12 agosto, 2011

Pedro Navaja al mundo de la OTAN


Por: Jorge Gómez Barata

El repugnante estilo bravucón de Anders Fogh Rasmussen, recuerda a Pedro Navaja, imagen lapidaria del matón de esquina, mafioso de bajo costo y abusador. Hubiera sido magnífico ver al belicoso Secretario General de la OTAN desembarcar en Iwo Jima o Normandía, enfrentar al general Giap o vérselas con los milicianos de Fidel Castro en Bahía de Cochinos.

En los toscos parlamentos de Rasmussen plagados de amenazas y advertencias contra Gaddafi, que no ha podido cumplir a pesar de contar con un potencial de fuego que en 1945 le hubiera permitido tomar Berlín, no hay una sola expresión de compasión ni una excusa hacia los cientos de víctimas inocentes que mueren bajo los bombardeos a zonas pobladas de Trípoli y otras ciudades libias, realizados la mayor parte de las veces al amparo de la noche cuando las familias duermen.

Todas las guerras, según se sabe fomentadas “Por viejos que se conocen y se odian y en las que mueren jóvenes que no se conocen ni se odian”, son cruentas e injustas pero la que libran la OTAN y Estados Unidos contra Libia es esencialmente inmoral.

No existe un solo argumento jurídica o moralmente sostenible para legitimar la guerra que hacen los Estados Unidos y la OTAN contra Libia la cual, para su desencadenamiento contó con el beneplácito del resto de los miembros del Consejo de Seguridad, unos que la pudieron vetar y no lo hicieron y otros que sin ese poder, dejaron hacer a los poderosos; otras entidades como la Liga Arabe que la endosaron y la Conferencia Islámica y la Unión Africana que miraron para otro lado.

No hay una sola palabra en la Carta de la ONU, que fue creada después de las más grande de las guerras, precisamente para resolver por medios pacíficos los litigios internacionales y de ese modo evitar los sufrimientos y las destrucciones que los conflictos armados acarrean, que legitime acciones semejantes.

Las decisiones de la ONU sobre Libia son tanto más ilegales porque ese país no representaba amenaza alguna para ningún estado o nación del planeta y, de hecho, ningún interés extranjero peligraba allí.

Más que hostilizada, Libia fue traicionada por sus nuevos aliados europeos a los cuales al-Gadaffi entregó el petróleo y con los cuales estableció estrechas relaciones políticas. Italia, España y Reino Unido, así como Rusia y otras potencias, que se beneficiaron de los recursos naturales libios, guardaron en sus bancos los ingresos por concepto de ventas de petróleo y atesoraron las reservas de divisas del estado norafricano y le vendieron las armas con las cuales ni siquiera ha sabido defenderse.

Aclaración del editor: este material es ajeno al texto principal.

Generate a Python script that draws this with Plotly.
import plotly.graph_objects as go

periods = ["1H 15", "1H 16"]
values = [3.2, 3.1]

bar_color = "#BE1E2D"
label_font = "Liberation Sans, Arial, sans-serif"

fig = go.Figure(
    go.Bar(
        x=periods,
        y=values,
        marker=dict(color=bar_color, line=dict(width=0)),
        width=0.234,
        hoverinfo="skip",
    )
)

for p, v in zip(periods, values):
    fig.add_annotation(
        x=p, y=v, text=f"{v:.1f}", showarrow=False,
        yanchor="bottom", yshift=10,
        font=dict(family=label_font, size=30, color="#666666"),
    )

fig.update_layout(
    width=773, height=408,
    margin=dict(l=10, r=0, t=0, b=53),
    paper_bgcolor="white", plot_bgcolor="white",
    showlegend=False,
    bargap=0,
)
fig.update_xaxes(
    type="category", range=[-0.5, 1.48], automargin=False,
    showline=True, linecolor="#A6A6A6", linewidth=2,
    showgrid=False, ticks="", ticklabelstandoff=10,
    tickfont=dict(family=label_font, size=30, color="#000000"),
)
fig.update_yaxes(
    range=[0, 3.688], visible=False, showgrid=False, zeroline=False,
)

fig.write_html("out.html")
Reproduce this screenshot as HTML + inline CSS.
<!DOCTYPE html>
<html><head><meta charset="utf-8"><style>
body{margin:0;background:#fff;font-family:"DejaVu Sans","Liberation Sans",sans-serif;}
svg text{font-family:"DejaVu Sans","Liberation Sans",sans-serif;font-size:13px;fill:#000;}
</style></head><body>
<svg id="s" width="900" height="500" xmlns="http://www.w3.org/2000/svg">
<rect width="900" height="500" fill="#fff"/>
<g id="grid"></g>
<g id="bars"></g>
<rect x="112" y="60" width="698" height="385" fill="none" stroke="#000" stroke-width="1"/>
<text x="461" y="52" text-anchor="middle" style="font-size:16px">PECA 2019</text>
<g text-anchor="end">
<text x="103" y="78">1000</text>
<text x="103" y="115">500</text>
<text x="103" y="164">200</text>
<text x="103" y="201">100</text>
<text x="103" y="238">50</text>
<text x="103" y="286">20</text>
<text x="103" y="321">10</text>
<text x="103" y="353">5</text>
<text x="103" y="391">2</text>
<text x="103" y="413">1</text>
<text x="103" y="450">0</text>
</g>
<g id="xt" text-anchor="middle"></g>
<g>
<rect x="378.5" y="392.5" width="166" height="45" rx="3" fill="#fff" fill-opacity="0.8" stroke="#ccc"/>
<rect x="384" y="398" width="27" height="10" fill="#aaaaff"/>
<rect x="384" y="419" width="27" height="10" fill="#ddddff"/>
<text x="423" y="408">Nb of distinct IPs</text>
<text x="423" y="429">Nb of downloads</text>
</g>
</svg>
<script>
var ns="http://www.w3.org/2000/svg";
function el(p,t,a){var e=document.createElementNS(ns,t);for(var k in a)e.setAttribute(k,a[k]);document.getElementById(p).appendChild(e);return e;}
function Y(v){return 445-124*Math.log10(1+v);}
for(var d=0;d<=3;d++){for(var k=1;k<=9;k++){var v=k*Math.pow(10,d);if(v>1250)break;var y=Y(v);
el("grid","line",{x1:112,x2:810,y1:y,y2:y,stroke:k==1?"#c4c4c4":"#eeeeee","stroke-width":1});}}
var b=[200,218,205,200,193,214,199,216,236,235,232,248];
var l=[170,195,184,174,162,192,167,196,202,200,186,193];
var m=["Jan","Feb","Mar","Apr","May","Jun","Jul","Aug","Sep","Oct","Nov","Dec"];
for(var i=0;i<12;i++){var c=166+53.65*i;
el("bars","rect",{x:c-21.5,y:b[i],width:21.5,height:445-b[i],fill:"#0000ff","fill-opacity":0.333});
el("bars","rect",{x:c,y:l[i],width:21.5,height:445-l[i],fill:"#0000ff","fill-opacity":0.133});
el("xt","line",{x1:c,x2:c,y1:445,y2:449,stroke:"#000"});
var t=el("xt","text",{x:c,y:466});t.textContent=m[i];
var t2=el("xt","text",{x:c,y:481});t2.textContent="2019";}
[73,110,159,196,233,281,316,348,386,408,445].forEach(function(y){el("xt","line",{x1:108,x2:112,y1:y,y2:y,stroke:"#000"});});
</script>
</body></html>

Tan grande fueron los beneficios que Europa, especialmente Gran Bretaña, perdonó la presunta implicación libia en el atentado de Lockerbie, Escocia, que puso fin al vuelo 103 de Panamá ocasionando la muerte de 259 pasajeros y tripulantes.

Todavía hoy no se han revelado los oscuros motivos por los cuales los gobernantes europeos y Estados Unidos la emprendieron contra Gadaffi, aunque obviamente no por el petróleo que ya tenían ni tampoco por proteger al pueblo libio, al que en noventa días le han ocasionado más muertos que todos los que se puedan imputar a Gadaffi en 40 años de gobierno.

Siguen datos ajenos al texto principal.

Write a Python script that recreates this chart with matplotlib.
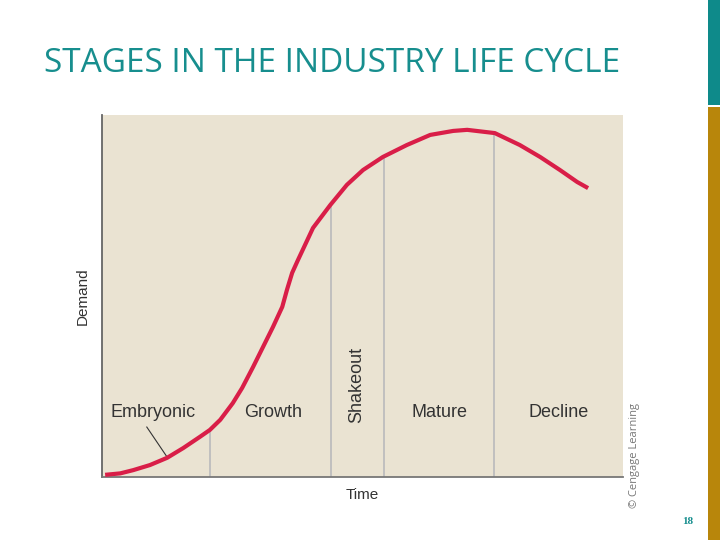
import numpy as np
import matplotlib
matplotlib.use("Agg")
import matplotlib.pyplot as plt

# demand curve (time 0-100, demand 0-100)
time = [0.6, 3.5, 6.0, 9.2, 12.5, 15.6, 18.8, 20.7, 22.7, 25.1, 26.9,
        29.0, 30.9, 32.8, 34.6, 35.5, 36.5, 37.6, 40.5, 43.8, 47.0,
        50.1, 53.9, 58.5, 63.0, 67.4, 70.1, 75.4, 80.2, 84.1, 87.9,
        91.2, 93.3]
demand = [0.6, 1.0, 1.9, 3.3, 5.3, 8.0, 11.1, 13.0, 15.8, 20.4, 24.6,
          30.4, 35.9, 41.4, 47.0, 51.7, 56.4, 59.9, 68.8, 75.1, 80.7,
          84.8, 88.4, 91.7, 94.5, 95.6, 95.9, 95.0, 91.7, 88.4, 84.8,
          81.5, 79.8]

# stage boundaries on the time axis
boundaries = [20.7, 44.0, 54.1, 75.2]
stages = ["Embryonic", "Growth", "Shakeout", "Mature", "Decline"]
stage_x = [9.8, 32.8, 48.9, 64.7, 87.7]

red = "#D91E48"
teal = "#178E8E"
bg = "#EAE3D2"

fig = plt.figure(figsize=(7.2, 5.4), dpi=100)
fig.patch.set_facecolor("white")

ax = fig.add_axes([102 / 720, 63 / 540, 521 / 720, 362 / 540])
ax.set_facecolor(bg)
ax.set_xlim(0, 100)
ax.set_ylim(0, 100)

for b in boundaries:
    top = np.interp(b, time, demand)
    ax.plot([b, b], [0, top], color="#BDBDBD", lw=1.3, zorder=1)

ax.plot(time, demand, color=red, lw=3.0, solid_joinstyle="round",
        solid_capstyle="butt", zorder=3)

font = "Liberation Sans"
for name, x in zip(stages, stage_x):
    if name == "Shakeout":
        ax.text(x, 25.4, name, rotation=90, ha="center", va="center",
                fontsize=13, color="#333333", family=font)
    else:
        ax.text(x, 17.7, name, ha="center", va="center",
                fontsize=13, color="#333333", family=font)

# pointer from the Embryonic label to the curve
ax.plot([8.6, 12.5], [13.8, 5.5], color="#333333", lw=0.8, zorder=2)

ax.set_xticks([])
ax.set_yticks([])
for side in ["top", "right"]:
    ax.spines[side].set_visible(False)
ax.spines["left"].set_color("#666666")
ax.spines["bottom"].set_color("#777777")
ax.spines["left"].set_linewidth(1.3)
ax.spines["bottom"].set_linewidth(1.3)

ax.set_xlabel("Time", fontsize=11, family=font, color="#333333", labelpad=8)
ax.set_ylabel("Demand", fontsize=11, family=font, color="#333333", labelpad=9)

fig.text(44 / 720, 1 - 72 / 540, "STAGES IN THE INDUSTRY LIFE CYCLE",
         fontsize=24, color=teal, family="Open Sans", ha="left", va="baseline")

fig.text(634 / 720, 1 - 455 / 540, "© Cengage Learning", rotation=90,
         fontsize=8, color="#777777", family="Open Sans", ha="center", va="center")

fig.text(688 / 720, 1 - 521 / 540, "18", fontsize=8, color=teal,
         family="Liberation Serif", weight="bold", ha="center", va="center")

# side bars on the right edge
fig.add_artist(plt.Rectangle((708 / 720, 1 - 105 / 540), 12 / 720, 105 / 540,
                             transform=fig.transFigure, color="#0E8A8A", lw=0))
fig.add_artist(plt.Rectangle((708 / 720, 0), 12 / 720, 1 - 107 / 540,
                             transform=fig.transFigure, color="#B8860B", lw=0))

fig.savefig("out.png", dpi=100)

No hay manera de frenar una agresión que es promovida por los virtuales amos del planeta, que han puesto a su servicio a las organizaciones e instancias judiciales que debían proteger a los pueblos de verdugos capaces de arrasar con civilizaciones enteras.

Lo más probable es que Anders Fogh Rasmussen y ningún otro de los agresores viva la experiencia con que Rubén Blades termina su tonada: “Quien a hierro mata a hierro termina”, no obstante, la historia tiene un sentido elemental de la justicia y cuando ya nadie recuerde a opresores y agresores, Libia sobrevivirá y su pueblo, mal conducido y peor tratado volverá a ocupar un lugar entre las naciones libres y prósperas de Africa. Allá llegaremos.